Feature: 30 plus is not too late in Australia

Feature: 30 plus is not too late in Australia

Tags: Australia tour of West Indies, 2015, Australia, Adam Charles Voges, Christopher John Llewellyn Rogers, David Andrew Warner, Michael Edward Killeen Hussey, Test match

Published on: Jun 05, 2015

In international cricket, a player rarely gets a chance to make his debut if he has crossed the age of 30. There is almost an unwritten rule among selectors the world over that a player who has crossed 30 should not be selected as the team needs to build for the future. But, Australia's selectors refuse to follow their formula. The case of Adam Voges is the latest example. Although he is 35, the Aussie selectors had no hesitation in handing him a Test debut, as that felt he deserved a spot owing to some brilliant domestic performances. And, what did Voges do? Responded by becoming the oldest centurion on debut.

Voges is no stranger to international cricket. He made his one-day debut back in 2007, but since has been constantly in and out of the team. His only claim to fame before the Dominica Test was a miraculous catch he took on the boundary, which remains a hit on YouTube. But, Voges repaid the faith the selectors showed in him, with a knock that will count among the best by an Aussie on debut. Even though the opponents were West Indies, the situation on day two at Dominica was an extremely tricky one. Devendra Bishoo was on top of his game, plus the surface was tough to bat on.

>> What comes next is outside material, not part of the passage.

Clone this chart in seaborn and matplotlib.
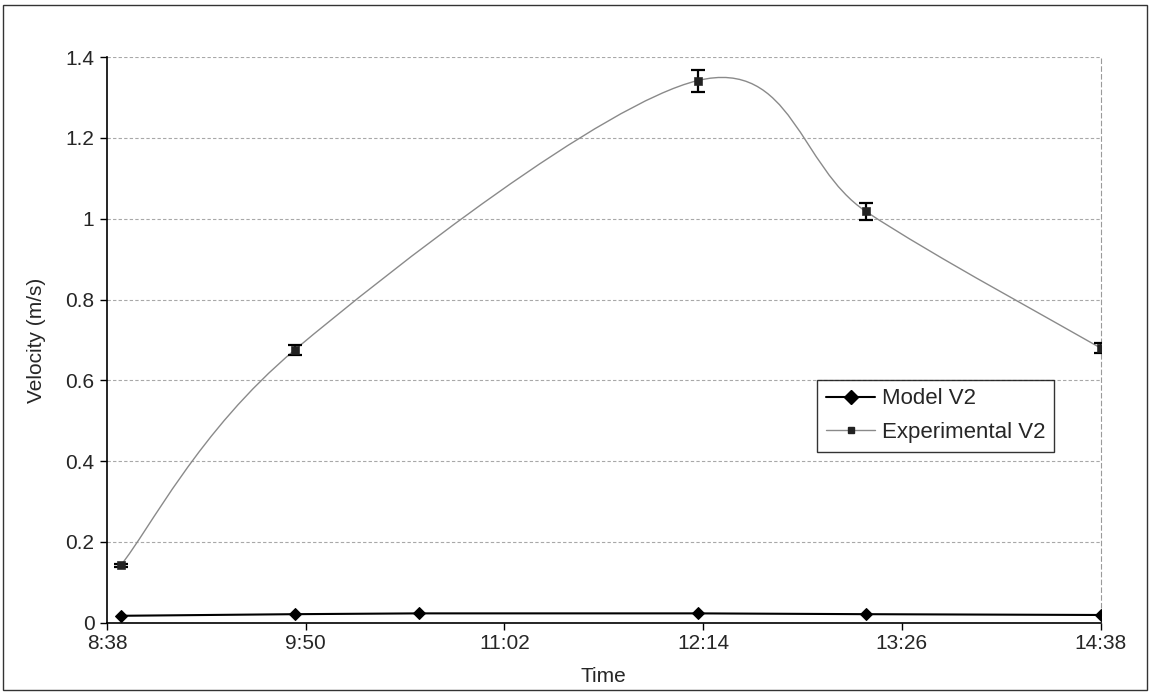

Voges' instant success is not a isolated case, and won't be the last one as well. His performance in his very first Test is a tribute to Australia's strong domestic structure, which keeps producing talents like him with unbelievable regularity. Before him, Australia had also recalled Chris Rogers although he was on the wrong side of the 30s. Rogers had made his Test debut against India a few years earlier before disappearing into oblivion. But, a string of good domestic performances brought him back in the reckoning. He hasn't disappointed since comeback and, in fact, has forged a great opening combination with David Warner. He will now be hoping to finish on a high.

The greatest example of Australia's success when it comes to rewarding older players has been in the case of Michael Hussey. The batsman who went on to achieve the nickname Mr Cricket for his consistent international performances was a phenomenon in the few years that he represented Australia. Hussey made his debut at the age of 30, becoming the batsman who had scored most first-class runs before making his international foray. For more than a couple of years, he was the best batsman in international cricket, particularly Tests. And, few were fitter than him at his age.

While Australia have made it a habit of not ignoring veterans, and have tasted the fruits of the same, the other countries seem to be following suit now. Although 34, Luke Ronchi was handed a Test debut when BJ Watling could not keep wickets due to injury. And Ronchi was a immediate success, playing a rollicking knock against James Anderson and co in his very first innings. India too have handed a recall to Harbhajan Singh, who is in his mid-30s. It remains to be seen how he performs. But, thanks to Australia, 30 plus is no longer too old in international cricket.